TASK PROMPT —
Reproduce all of the data below without alteration; exclude every picture.

INFORMATION SHOWN —
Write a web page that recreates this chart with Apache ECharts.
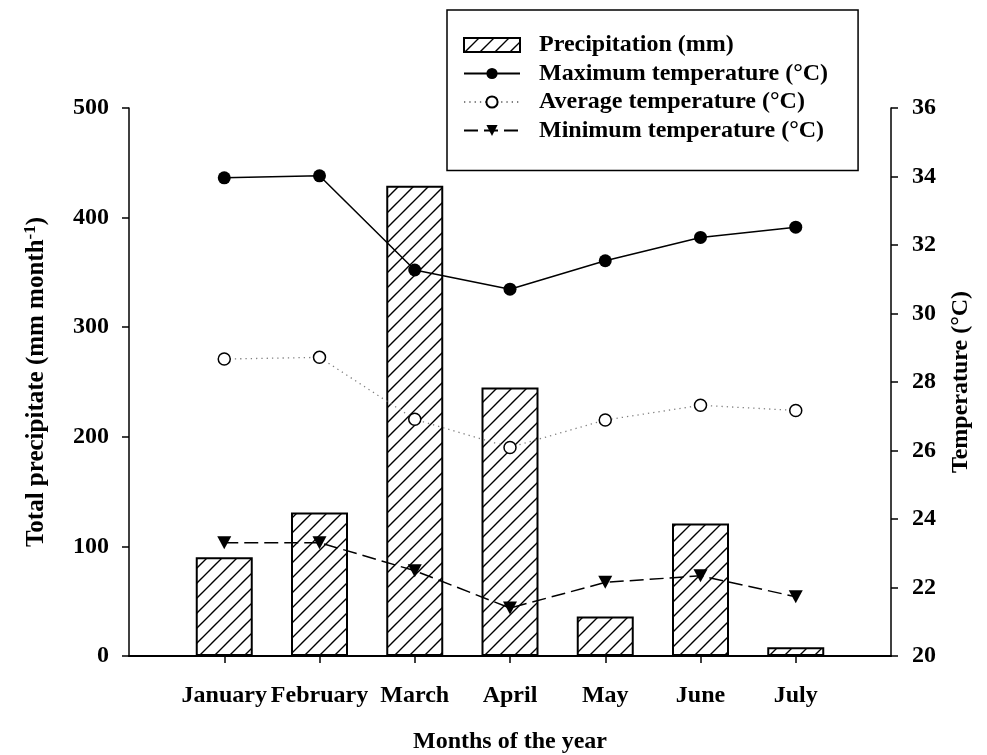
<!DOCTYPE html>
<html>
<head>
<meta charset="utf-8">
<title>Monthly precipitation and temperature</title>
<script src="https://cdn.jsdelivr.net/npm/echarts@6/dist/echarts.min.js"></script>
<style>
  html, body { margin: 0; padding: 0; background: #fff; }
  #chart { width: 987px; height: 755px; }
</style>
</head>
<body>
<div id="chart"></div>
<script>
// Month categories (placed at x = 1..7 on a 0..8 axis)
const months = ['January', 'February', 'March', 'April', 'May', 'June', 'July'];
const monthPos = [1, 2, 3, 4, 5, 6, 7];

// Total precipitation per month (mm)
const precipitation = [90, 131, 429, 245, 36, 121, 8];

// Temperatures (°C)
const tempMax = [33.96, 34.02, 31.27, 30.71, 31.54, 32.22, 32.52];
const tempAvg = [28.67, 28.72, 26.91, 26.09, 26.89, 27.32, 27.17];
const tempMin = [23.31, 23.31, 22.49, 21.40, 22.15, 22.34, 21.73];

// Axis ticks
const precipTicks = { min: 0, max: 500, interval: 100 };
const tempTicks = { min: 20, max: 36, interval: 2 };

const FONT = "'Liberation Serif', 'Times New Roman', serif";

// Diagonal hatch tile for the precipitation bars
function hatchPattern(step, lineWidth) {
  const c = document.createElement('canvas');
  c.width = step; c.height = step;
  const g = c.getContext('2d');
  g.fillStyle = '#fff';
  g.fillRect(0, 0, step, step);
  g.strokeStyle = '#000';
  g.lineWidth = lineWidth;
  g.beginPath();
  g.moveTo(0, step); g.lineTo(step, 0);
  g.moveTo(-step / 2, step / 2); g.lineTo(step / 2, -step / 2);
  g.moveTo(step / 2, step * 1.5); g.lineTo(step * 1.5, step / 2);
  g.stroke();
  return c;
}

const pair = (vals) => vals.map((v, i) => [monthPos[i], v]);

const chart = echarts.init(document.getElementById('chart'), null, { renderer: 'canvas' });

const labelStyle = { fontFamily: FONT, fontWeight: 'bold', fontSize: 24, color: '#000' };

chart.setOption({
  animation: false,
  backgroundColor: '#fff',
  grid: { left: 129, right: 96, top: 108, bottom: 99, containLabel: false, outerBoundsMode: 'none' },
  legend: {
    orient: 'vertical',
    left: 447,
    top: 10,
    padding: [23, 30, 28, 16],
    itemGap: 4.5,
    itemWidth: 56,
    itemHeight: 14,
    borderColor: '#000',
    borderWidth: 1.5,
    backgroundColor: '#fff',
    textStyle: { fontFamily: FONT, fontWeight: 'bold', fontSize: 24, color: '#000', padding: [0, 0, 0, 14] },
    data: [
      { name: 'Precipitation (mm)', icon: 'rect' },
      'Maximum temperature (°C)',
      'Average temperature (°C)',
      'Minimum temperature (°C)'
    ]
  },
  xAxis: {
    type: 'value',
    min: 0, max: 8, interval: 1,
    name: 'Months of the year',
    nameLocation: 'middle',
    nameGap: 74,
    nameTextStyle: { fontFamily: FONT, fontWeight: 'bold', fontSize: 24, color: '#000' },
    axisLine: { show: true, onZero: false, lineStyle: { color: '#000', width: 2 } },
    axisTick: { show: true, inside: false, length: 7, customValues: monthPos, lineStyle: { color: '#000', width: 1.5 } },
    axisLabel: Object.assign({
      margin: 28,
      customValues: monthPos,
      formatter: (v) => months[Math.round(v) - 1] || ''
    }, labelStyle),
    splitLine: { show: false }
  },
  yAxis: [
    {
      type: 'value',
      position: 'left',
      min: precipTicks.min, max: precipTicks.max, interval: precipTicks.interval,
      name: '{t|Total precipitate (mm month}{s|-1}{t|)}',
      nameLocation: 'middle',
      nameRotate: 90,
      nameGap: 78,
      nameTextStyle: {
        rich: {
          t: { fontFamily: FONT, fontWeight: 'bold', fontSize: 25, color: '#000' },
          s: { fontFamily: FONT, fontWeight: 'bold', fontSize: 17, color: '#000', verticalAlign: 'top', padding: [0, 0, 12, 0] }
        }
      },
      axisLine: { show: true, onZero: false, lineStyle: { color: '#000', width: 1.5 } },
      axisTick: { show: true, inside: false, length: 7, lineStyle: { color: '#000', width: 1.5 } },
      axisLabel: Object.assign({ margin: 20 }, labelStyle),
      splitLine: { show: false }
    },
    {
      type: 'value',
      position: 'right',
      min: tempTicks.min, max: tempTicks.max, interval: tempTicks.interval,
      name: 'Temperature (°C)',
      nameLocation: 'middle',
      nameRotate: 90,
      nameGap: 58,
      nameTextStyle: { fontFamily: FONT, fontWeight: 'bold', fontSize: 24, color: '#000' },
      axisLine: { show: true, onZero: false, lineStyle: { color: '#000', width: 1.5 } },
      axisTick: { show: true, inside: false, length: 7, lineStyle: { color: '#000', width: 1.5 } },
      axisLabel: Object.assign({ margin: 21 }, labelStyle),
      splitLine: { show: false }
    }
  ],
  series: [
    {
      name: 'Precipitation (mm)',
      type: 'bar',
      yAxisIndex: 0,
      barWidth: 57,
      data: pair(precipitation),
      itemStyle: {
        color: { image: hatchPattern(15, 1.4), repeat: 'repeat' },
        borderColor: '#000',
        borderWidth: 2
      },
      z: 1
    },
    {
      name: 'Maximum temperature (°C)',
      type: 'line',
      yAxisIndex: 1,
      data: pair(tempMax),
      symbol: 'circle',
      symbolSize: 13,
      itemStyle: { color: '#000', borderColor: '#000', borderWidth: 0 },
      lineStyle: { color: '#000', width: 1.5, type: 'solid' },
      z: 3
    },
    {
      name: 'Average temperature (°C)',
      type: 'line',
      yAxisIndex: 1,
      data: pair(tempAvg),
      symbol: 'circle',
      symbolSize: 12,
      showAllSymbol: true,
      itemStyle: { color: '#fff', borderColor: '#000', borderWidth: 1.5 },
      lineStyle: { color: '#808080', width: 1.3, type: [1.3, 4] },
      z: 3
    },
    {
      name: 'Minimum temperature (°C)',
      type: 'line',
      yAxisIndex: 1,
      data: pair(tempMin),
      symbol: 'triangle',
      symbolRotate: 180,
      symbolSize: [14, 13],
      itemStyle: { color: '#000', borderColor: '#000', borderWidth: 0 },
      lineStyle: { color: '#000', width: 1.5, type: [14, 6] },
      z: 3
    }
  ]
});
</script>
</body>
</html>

CORRECT OUTPUT —
Write a web page that recreates this chart with Apache ECharts.
<!DOCTYPE html>
<html>
<head>
<meta charset="utf-8">
<title>Monthly precipitation and temperature</title>
<script src="https://cdn.jsdelivr.net/npm/echarts@6/dist/echarts.min.js"></script>
<style>
  html, body { margin: 0; padding: 0; background: #fff; }
  #chart { width: 987px; height: 755px; }
</style>
</head>
<body>
<div id="chart"></div>
<script>
// Month categories (placed at x = 1..7 on a 0..8 axis)
const months = ['January', 'February', 'March', 'April', 'May', 'June', 'July'];
const monthPos = [1, 2, 3, 4, 5, 6, 7];

// Total precipitation per month (mm)
const precipitation = [90, 131, 429, 245, 36, 121, 8];

// Temperatures (°C)
const tempMax = [33.96, 34.02, 31.27, 30.71, 31.54, 32.22, 32.52];
const tempAvg = [28.67, 28.72, 26.91, 26.09, 26.89, 27.32, 27.17];
const tempMin = [23.31, 23.31, 22.49, 21.40, 22.15, 22.34, 21.73];

// Axis ticks
const precipTicks = { min: 0, max: 500, interval: 100 };
const tempTicks = { min: 20, max: 36, interval: 2 };

const FONT = "'Liberation Serif', 'Times New Roman', serif";

// Diagonal hatch tile for the precipitation bars
function hatchPattern(step, lineWidth) {
  const c = document.createElement('canvas');
  c.width = step; c.height = step;
  const g = c.getContext('2d');
  g.fillStyle = '#fff';
  g.fillRect(0, 0, step, step);
  g.strokeStyle = '#000';
  g.lineWidth = lineWidth;
  g.beginPath();
  g.moveTo(0, step); g.lineTo(step, 0);
  g.moveTo(-step / 2, step / 2); g.lineTo(step / 2, -step / 2);
  g.moveTo(step / 2, step * 1.5); g.lineTo(step * 1.5, step / 2);
  g.stroke();
  return c;
}

const pair = (vals) => vals.map((v, i) => [monthPos[i], v]);

const chart = echarts.init(document.getElementById('chart'), null, { renderer: 'canvas' });

const labelStyle = { fontFamily: FONT, fontWeight: 'bold', fontSize: 24, color: '#000' };

chart.setOption({
  animation: false,
  backgroundColor: '#fff',
  grid: { left: 129, right: 96, top: 108, bottom: 99, containLabel: false, outerBoundsMode: 'none' },
  legend: {
    orient: 'vertical',
    left: 447,
    top: 10,
    padding: [23, 30, 28, 16],
    itemGap: 4.5,
    itemWidth: 56,
    itemHeight: 14,
    borderColor: '#000',
    borderWidth: 1.5,
    backgroundColor: '#fff',
    textStyle: { fontFamily: FONT, fontWeight: 'bold', fontSize: 24, color: '#000', padding: [0, 0, 0, 14] },
    data: [
      { name: 'Precipitation (mm)', icon: 'rect' },
      'Maximum temperature (°C)',
      'Average temperature (°C)',
      'Minimum temperature (°C)'
    ]
  },
  xAxis: {
    type: 'value',
    min: 0, max: 8, interval: 1,
    name: 'Months of the year',
    nameLocation: 'middle',
    nameGap: 74,
    nameTextStyle: { fontFamily: FONT, fontWeight: 'bold', fontSize: 24, color: '#000' },
    axisLine: { show: true, onZero: false, lineStyle: { color: '#000', width: 2 } },
    axisTick: { show: true, inside: false, length: 7, customValues: monthPos, lineStyle: { color: '#000', width: 1.5 } },
    axisLabel: Object.assign({
      margin: 28,
      customValues: monthPos,
      formatter: (v) => months[Math.round(v) - 1] || ''
    }, labelStyle),
    splitLine: { show: false }
  },
  yAxis: [
    {
      type: 'value',
      position: 'left',
      min: precipTicks.min, max: precipTicks.max, interval: precipTicks.interval,
      name: '{t|Total precipitate (mm month}{s|-1}{t|)}',
      nameLocation: 'middle',
      nameRotate: 90,
      nameGap: 78,
      nameTextStyle: {
        rich: {
          t: { fontFamily: FONT, fontWeight: 'bold', fontSize: 25, color: '#000' },
          s: { fontFamily: FONT, fontWeight: 'bold', fontSize: 17, color: '#000', verticalAlign: 'top', padding: [0, 0, 12, 0] }
        }
      },
      axisLine: { show: true, onZero: false, lineStyle: { color: '#000', width: 1.5 } },
      axisTick: { show: true, inside: false, length: 7, lineStyle: { color: '#000', width: 1.5 } },
      axisLabel: Object.assign({ margin: 20 }, labelStyle),
      splitLine: { show: false }
    },
    {
      type: 'value',
      position: 'right',
      min: tempTicks.min, max: tempTicks.max, interval: tempTicks.interval,
      name: 'Temperature (°C)',
      nameLocation: 'middle',
      nameRotate: 90,
      nameGap: 58,
      nameTextStyle: { fontFamily: FONT, fontWeight: 'bold', fontSize: 24, color: '#000' },
      axisLine: { show: true, onZero: false, lineStyle: { color: '#000', width: 1.5 } },
      axisTick: { show: true, inside: false, length: 7, lineStyle: { color: '#000', width: 1.5 } },
      axisLabel: Object.assign({ margin: 21 }, labelStyle),
      splitLine: { show: false }
    }
  ],
  series: [
    {
      name: 'Precipitation (mm)',
      type: 'bar',
      yAxisIndex: 0,
      barWidth: 57,
      data: pair(precipitation),
      itemStyle: {
        color: { image: hatchPattern(15, 1.4), repeat: 'repeat' },
        borderColor: '#000',
        borderWidth: 2
      },
      z: 1
    },
    {
      name: 'Maximum temperature (°C)',
      type: 'line',
      yAxisIndex: 1,
      data: pair(tempMax),
      symbol: 'circle',
      symbolSize: 13,
      itemStyle: { color: '#000', borderColor: '#000', borderWidth: 0 },
      lineStyle: { color: '#000', width: 1.5, type: 'solid' },
      z: 3
    },
    {
      name: 'Average temperature (°C)',
      type: 'line',
      yAxisIndex: 1,
      data: pair(tempAvg),
      symbol: 'circle',
      symbolSize: 12,
      showAllSymbol: true,
      itemStyle: { color: '#fff', borderColor: '#000', borderWidth: 1.5 },
      lineStyle: { color: '#808080', width: 1.3, type: [1.3, 4] },
      z: 3
    },
    {
      name: 'Minimum temperature (°C)',
      type: 'line',
      yAxisIndex: 1,
      data: pair(tempMin),
      symbol: 'triangle',
      symbolRotate: 180,
      symbolSize: [14, 13],
      itemStyle: { color: '#000', borderColor: '#000', borderWidth: 0 },
      lineStyle: { color: '#000', width: 1.5, type: [14, 6] },
      z: 3
    }
  ]
});
</script>
</body>
</html>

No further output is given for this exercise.